Ashley Madison or the Ashley Madison Agency is a Canadian dating website that markets social networking services to people who are in monogamous relationships. The company’s slogan is: “Life is short. Have an affair”. In its prime, it boasted over 50 million members. In July of 2015, hackers stole all customer data including the name, addresses and emails of people who had signed up bringing the company unsolicited national headlines. The hackers were allegedly a group of people who had threatened to post the data of all customers online if the website was not permanently shut down. On August 20, 2015 the hackers released all data, including the data of those who had previously paid a fee to have their data deleted.
Plaintiffs’ attorneys for the class members of the Ashley Madison data breach are presented with an interesting dilemma. Many of the users of the website wish to remain anonymous based on the nature of the website. A direct notice to the members of the class would be impossible because of all the incorrect information listed. The lawyers representing the plaintiff have come up with a plan to distribute notices through magazines and online ads rather than via email. The lawyers claim that forms will be “strictly confidential”.
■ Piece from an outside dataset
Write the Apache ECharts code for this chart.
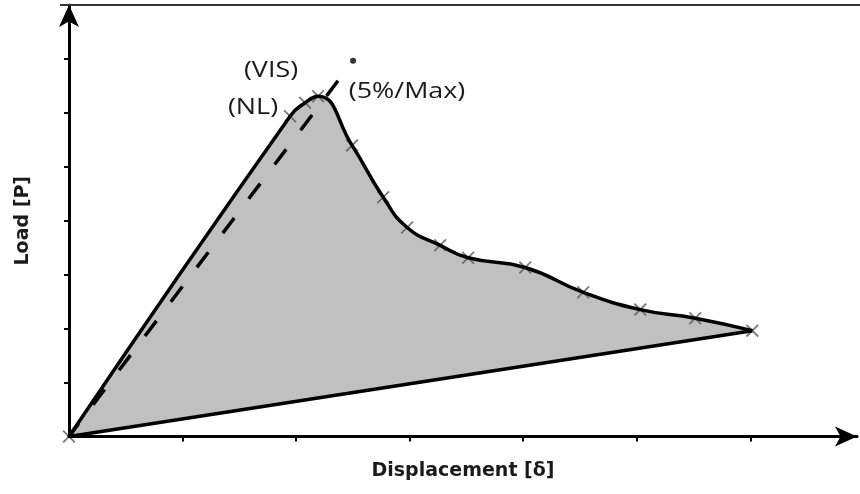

The Defense challenged the claims by arguing the hack did not result in legitimate injuries and that users of the website agreed to arbitration clauses when they initially set up their accounts. Ashley Madison’s parent company has already agreed to a settlement agreement. Generally speaking the amount that individual class members receive in class action lawsuits is fairly modest. In a case like this, it is likely that many will choose to forego their claims to avoid any chance that their membership in the website will come to the knowledge of their spouses.